I have an indexed text column with an average length of 50, a stddev length
of 15, and a pronounced right skew. Currently, the longest value in it is
811. But inevitably someone will need to insert something longer
than 2712. When that day comes, I will drop the btree index and add a hash
index (unless we remove that limitation from btree indexes in the mean
time). It lets me sleep at night knowing that I have that option today,
even if it would complicate crash recovery.
Apart from the
> obvious inflexibility, consider what it takes to make index creation
> fast - insertion-style building of indexes is much slower. Consider
> multi-key indexes.
>
I'm pretty sure hash indexes already implement a bulk creation fast path.
In any case, I've never noticed them being slow, and I've tested some
pretty big ones.
> Now, I'm not telling anyone what to work on, and if someone wants to
> make hash indexes WAL-logged to plug that hole, don't let me stop you.
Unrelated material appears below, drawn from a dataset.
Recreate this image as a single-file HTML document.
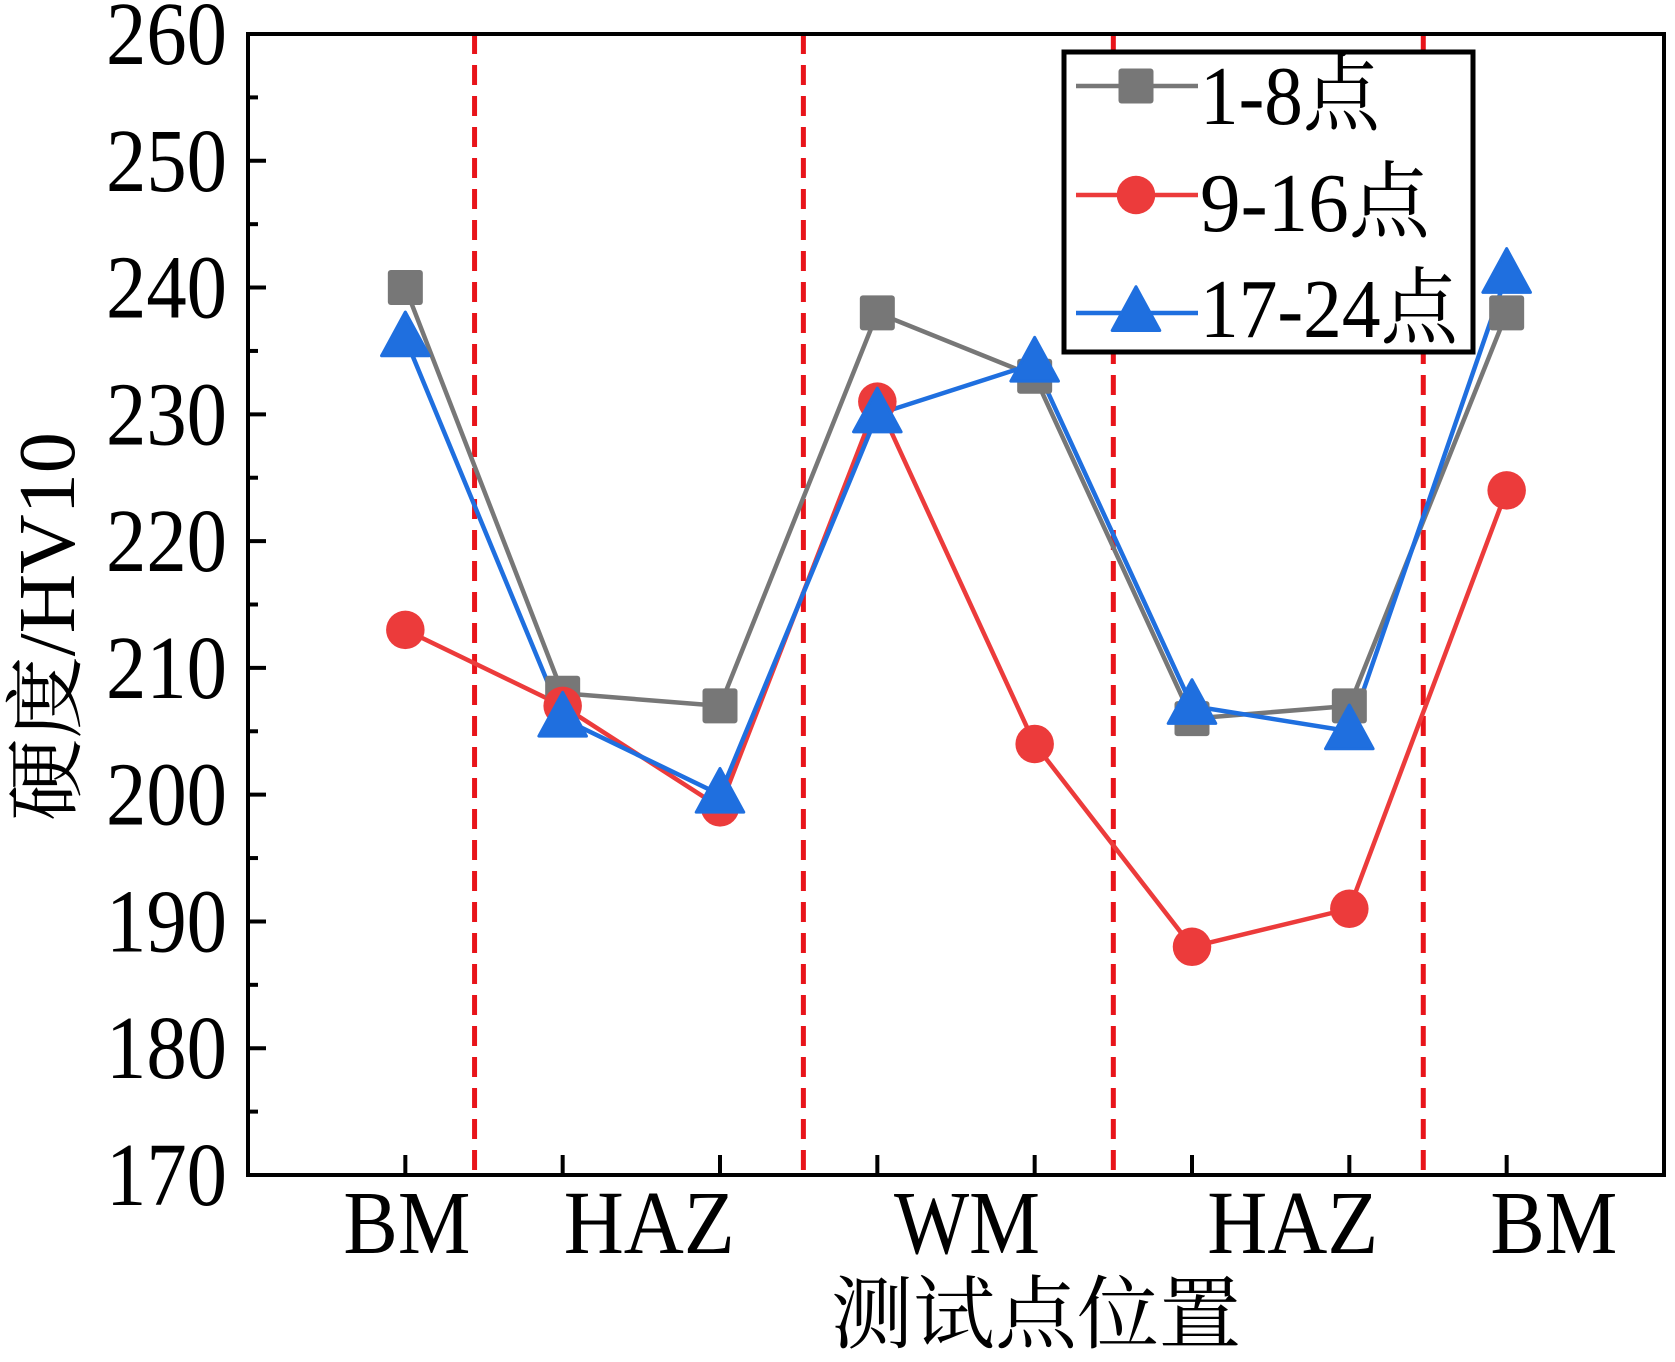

> It probably makes sense as a project to learn more about Postgres
> internals. However, it would be unfair to not speak up given my
> misgivings around the practical utility of hash indexes.
>
Sure, and we all have our own opinions on that. Should we summarize them
somewhere easier to follow than a long email thread but more detailed than
a TODO entry? Whatever happened with the GSOC people? That should be well
under way by now, is anyone working on it? Are the discussions of their
efforts on-list, or is it between them and their mentors?